Leases seem to evict Armory arts tenants Dec. 31, leaving confusion and anger at Somerville silence
Despite assurances by a Somerville official that the city would work with tenants of its Armory arts building not “to dismantle [it but] to make it work,” leases were sent Thursday that suggests all will be homeless as of Dec. 31.
While tenants expressed hope that it was just a first step to be followed by a lease renegotiation process, several described a lack of communication that left them not knowing what to expect and, in the words of one who asked not to be named, “not sure what is true.”
Somerville took the building in May from Cambridge’s Sater family with a City Council-approved $5 million eminent domain land taking.
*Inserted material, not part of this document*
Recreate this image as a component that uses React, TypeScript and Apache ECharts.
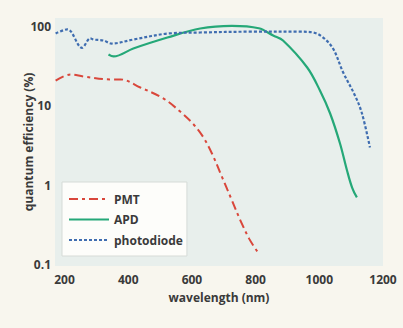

The seizure was to “preserve the facility for arts uses” after hearing the Saters might convert the 191 Highland Ave. building to business uses amid money troubles brought on by pandemic lockdowns.
Tenants such as the Out of the Blue Art Gallery were concerned immediately that the city would evict them, if only for other artists with better connections among Somerville Arts Council members, but George Proakis, executive director of community development for Somerville, offered official assurances that “there’s incredibly interesting things going on in the Armory, and there’s no interest in changing the nature of that. Our goal is to figure out how to make that thrive.”
Terms of the lease
Still, on Thursday leases arrived at the Armory building telling tenants that whatever contracts under the Saters said, they could stay only until Dec. 31. Overstaying the lease would cost $300 a day, based on a copy of the lease provided by Out of the Blue’s Parama Chattopadhyay for review. Other tenants confirmed Friday that their leases were similar, including a clause barring subleases that might affect a sheet music business within the Acoustic Strings of New England rental service and at least one other office.
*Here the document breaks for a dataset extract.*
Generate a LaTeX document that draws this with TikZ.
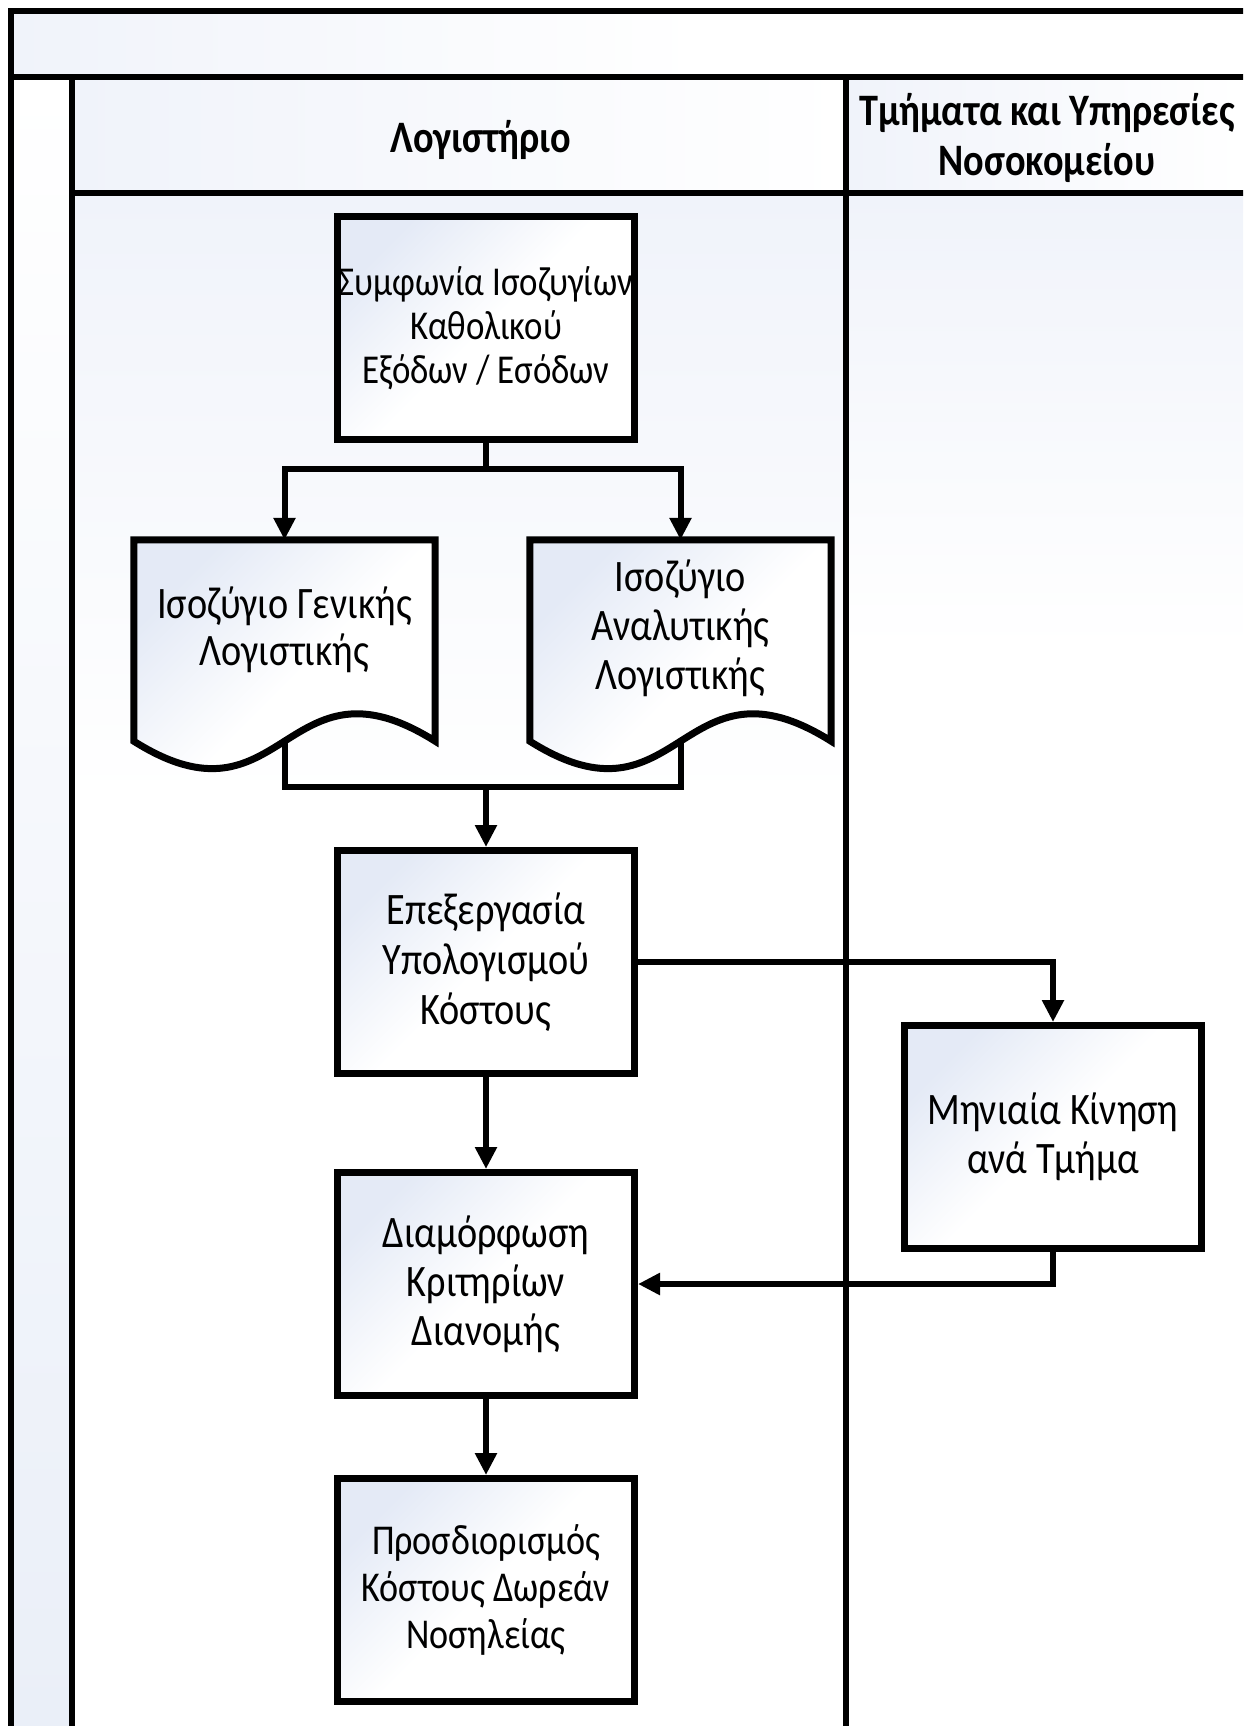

If there’s a legal clash over an Armory tenancy that causes the city to hire an attorney, it’s the tenant who “will pay the fee of such attorney, all court costs and constable charges,” according to the provided lease.
The new lease preempts one Chattopadhyay said she had with the Saters that ran for an additional two years, though it does not raise the amount that the gallery must pay monthly.
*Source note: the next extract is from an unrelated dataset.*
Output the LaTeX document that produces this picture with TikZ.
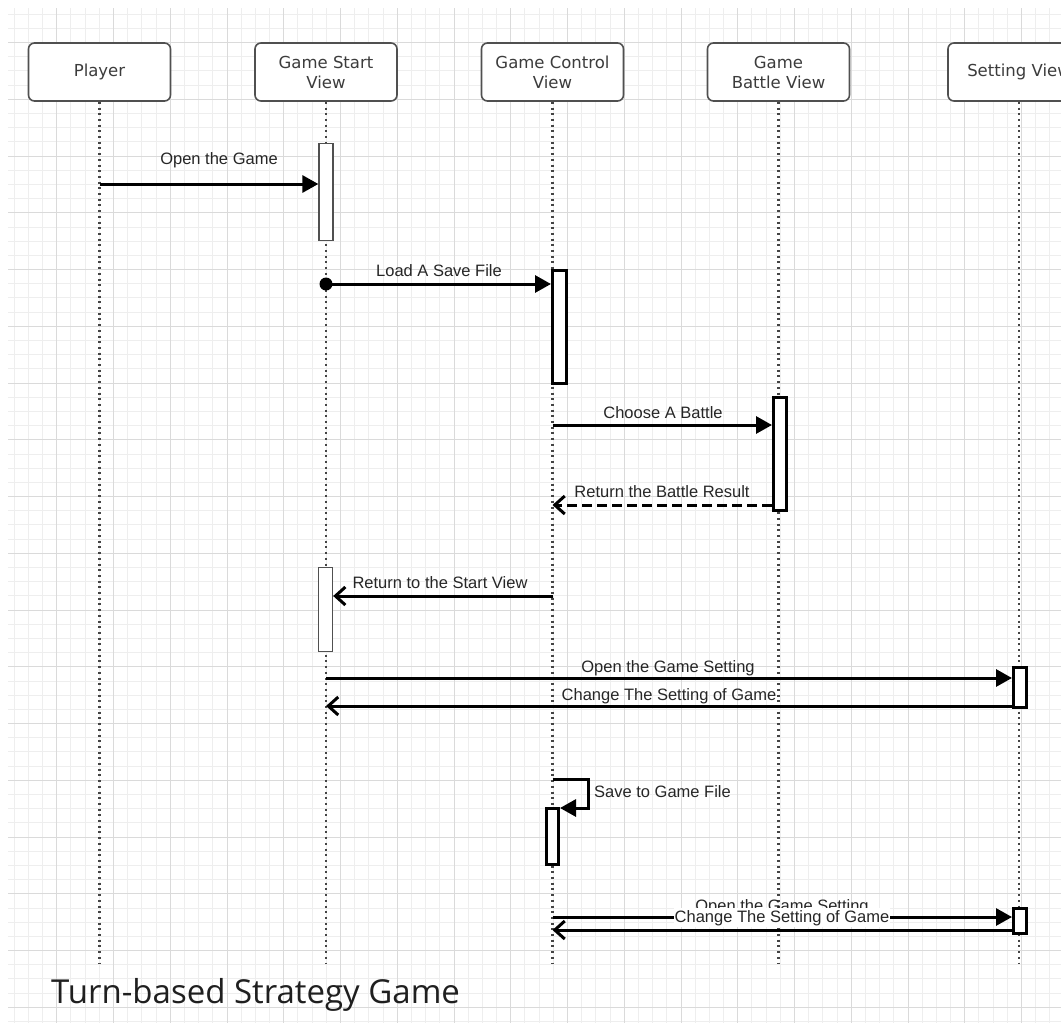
\documentclass[tikz,border=0pt]{standalone}
\usepackage{fontspec}
\setmainfont{Liberation Sans}
\newfontfamily\boxfont{DejaVu Sans}
\newfontfamily\titlefont{Open Sans}
\usetikzlibrary{arrows.meta}

\definecolor{gridmajor}{HTML}{DADADA}
\definecolor{gridminor}{HTML}{EEEEEE}
\definecolor{framegray}{HTML}{505050}
\definecolor{dotgray}{HTML}{444444}
\definecolor{labelgray}{HTML}{262626}
\definecolor{headtext}{HTML}{3C3C3C}

\begin{document}
\begin{tikzpicture}[x=1pt,y=-1pt,
  header/.style={draw=framegray, line width=1.6pt, rounded corners=6pt, fill=white,
    minimum width=142pt, minimum height=58pt, inner sep=0pt, align=center,
    text=headtext, font=\boxfont\fontsize{16.5}{20}\selectfont},
  lifeline/.style={draw=dotgray, line width=2.2pt, dash pattern=on 2pt off 3.7pt},
  actthin/.style={draw=framegray, line width=1.3pt, fill=white, inner sep=0pt},
  actthick/.style={draw=black, line width=3pt, fill=white, inner sep=0pt},
  msg/.style={draw=black, line width=3pt, -{Triangle[length=16pt,width=17pt]}},
  reply/.style={draw=black, line width=3pt, -{Straight Barb[length=10pt,width=18pt]}},
  lbl/.style={text=labelgray, font=\fontsize{16.5}{19}\selectfont, inner sep=0pt, anchor=base},
]
\useasboundingbox (0,0) rectangle (1061,1023);
\clip (0,0) rectangle (1061,1023);
\fill[white] (0,0) rectangle (1061,1023);

% background grid
\begin{scope}
  \clip (8,8) rectangle (1061,1023);
  \foreach \k in {0,...,75} {
    \draw[gridminor, line width=1pt] (\k*14.1875,0) -- (\k*14.1875,1023);
    \draw[gridminor, line width=1pt] (0,\k*14.1875) -- (1061,\k*14.1875);
  }
  \foreach \k in {0,...,18} {
    \draw[gridmajor, line width=1pt] (\k*56.75,0) -- (\k*56.75,1023);
    \draw[gridmajor, line width=1pt] (0,42.5625+\k*56.75-56.75) -- (1061,42.5625+\k*56.75-56.75);
  }
\end{scope}

% participants
\node[header] (p)  at (99.5,72)  {Player};
\node[header] (gs) at (326,72)   {Game Start\\View};
\node[header] (gc) at (552.5,72) {Game Control\\View};
\node[header] (gb) at (778.5,72) {Game\\Battle View};
\node[header] (sv) at (1019,72)  {Setting View};

% lifelines
\foreach \n in {p,gs,gc,gb,sv} {
  \draw[lifeline] (\n.south) -- (\n.south |- 0,963);
}

% activation bars
\node[actthin,  minimum width=14pt, minimum height=97pt]  (a1) at (326,192)    {};
\node[actthick, minimum width=14pt, minimum height=113pt] (a2) at (559.5,327)  {};
\node[actthick, minimum width=13pt, minimum height=113pt] (a3) at (780,454)    {};
\node[actthin,  minimum width=14pt, minimum height=84pt]  (a4) at (325.5,609.5){};
\node[actthick, minimum width=13pt, minimum height=40pt]  (a5) at (1020,687.5) {};
\node[actthick, minimum width=12pt, minimum height=56pt]  (a6) at (552.5,836.5){};
\node[actthick, minimum width=13pt, minimum height=25pt]  (a7) at (1020,921)   {};

% messages
\draw[msg] (p.south |- 0,184) -- (a1.west |- 0,184);
\node[lbl] (l1) at (219,164) {Open the Game};

\fill[black] (gs.south |- 0,284) circle[radius=6.5pt];
\draw[msg] (gs.south |- 0,284) -- (a2.west |- 0,284);
\node[lbl] (l2) at (439,276) {Load A Save File};

\draw[msg] (gc.south |- 0,425) -- (a3.west |- 0,425);
\node[lbl] (l3) at (663,418) {Choose A Battle};

\draw[reply, dash pattern=on 10pt off 5pt] (a3.west |- 0,505) -- (gc.south |- 0,505);
\node[lbl] (l4) at (662,497) {Return the Battle Result};

\draw[reply] (gc.south |- 0,596) -- (a4.east |- 0,596);
\node[lbl] (l5) at (440,588) {Return to the Start View};

\draw[msg] (gs.south |- 0,678) -- (a5.west |- 0,678);
\node[lbl] (l6) at (668,672) {Open the Game Setting};

\draw[reply] (a5.west |- 0,706) -- (gs.south |- 0,706);
\node[lbl] (l7) at (669,700) {Change The Setting of Game};

\draw[msg] (gc.south |- 0,779) -- ++(36,0) |- (a6.east |- 0,808);
\node[lbl, anchor=base west] (l8) at (594,797) {Save to Game File};

% the second reply's label sits on the request line and hides part of it
\node[lbl] (l9) at (782,911) {Open the Game Setting};
\draw[msg] (gc.south |- 0,917) -- (a7.west |- 0,917);
\node[lbl, fill=white, inner xsep=1pt, inner ysep=2pt] (l10) at (782,922) {Change The Setting of Game};
\draw[reply] (a7.west |- 0,930) -- (gc.south |- 0,930);

% caption
\node[anchor=base west, inner sep=0pt, text=black!88,
      font=\titlefont\fontsize{33}{36}\selectfont] (title) at (51,1003) {Turn-based Strategy Game};
\end{tikzpicture}
\end{document}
“No one knows what they’re doing”
There was no mention of renegotiations, Chattopadhyay said, and lengthy efforts to talk with Proakis, Somerville Arts Council executive director Gregory Jenkins and others had met with silence.
“I’ve been trying to connect with them for the last two months. I’ve given up,” Chattopadhyay said.
Another tenant said they expected that the lease was a precursor to a renegotiation process, possibly in September, that might be used to redefine who gets to rent. In the meantime, the building has not been cleaned or maintained, the tenant said, and no one at the city seems to be in charge or available to talk. “No one knows what they’re doing,” the tenant said.
A post on social media about the situation by Chattopadhyay drew considerable attention Thursday, including a reader’s call for Somerville Arts Council members to respond that went unheeded. An email sent through the city’s director of communications and community engagement, Denise Taylor, went unanswered Thursday and into Friday, when Taylor explained that City Hall business had been disrupted by severe weather warnings after a tropical storm threatened flash floods and even a tornado.
Art throughout the Armory
Tenants of the Armory building range from Dead Moon Audio to the poetry-focused Červená Barva Press we well as the Great Way Wellness Center and John Lavoie Training fitness studio. Out of the Blue moved into the Armory in February, seeming to find a permanent home after a 21-year run in Cambridge ended in 2017. Chattopadhyay is in a unique situation in the building as its sole live-work tenant – a situation she said was set up by the Saters with the idea that she would hang gallery art throughout the building.
“This was a very special thing for me. And I wanted to give back to the tenants that I love here,” Chattopadhyay said. “I’m so grateful. And now it’s just being thrown away.”
Art has been put up by Out of the Blue throughout much of the building for the first time in 16 years, as shown off in a 3D walkthrough by the company Tourit – actually a fly-through, as the company captured the four-story environment by sending drones hovering through rooms and up and down stairwells. The tour is here.
Unsettling times for artists
Arts communities in Cambridge and Somerville face challenges from the pandemic as well as from rising rents and the temptations of development profits in a rapidly gentrifying environment. More than 20 artist-tenants at Somerville’s Central Street Studios learned in mid-June that they will be displaced come Sept. 1 from their building, which has been studio space for some 35 years; the nonprofit makerspace Artisan’s Asylum closes Aug. 31 on Somerville’s Tyler Street for a move to Harvard property in Allston-Brighton. Somerville Arts Council officials say they are also worried about the Vernon Street Studios and Joy Street Artists Studios, artist Bethany Noël said in July.
Chattopadhyay seemed at times Thursday to be both angry and resigned about the uncertainty facing her and the gallery.
“I have no stupid ideas in my mind that I can definitely stay here. The city can do what they want,” Chattopadhyay said. But she also said she was talking with a lawyer who was fired up about getting back the money she has invested in moving herself and the gallery into the building, where she expected at least two more years of residence.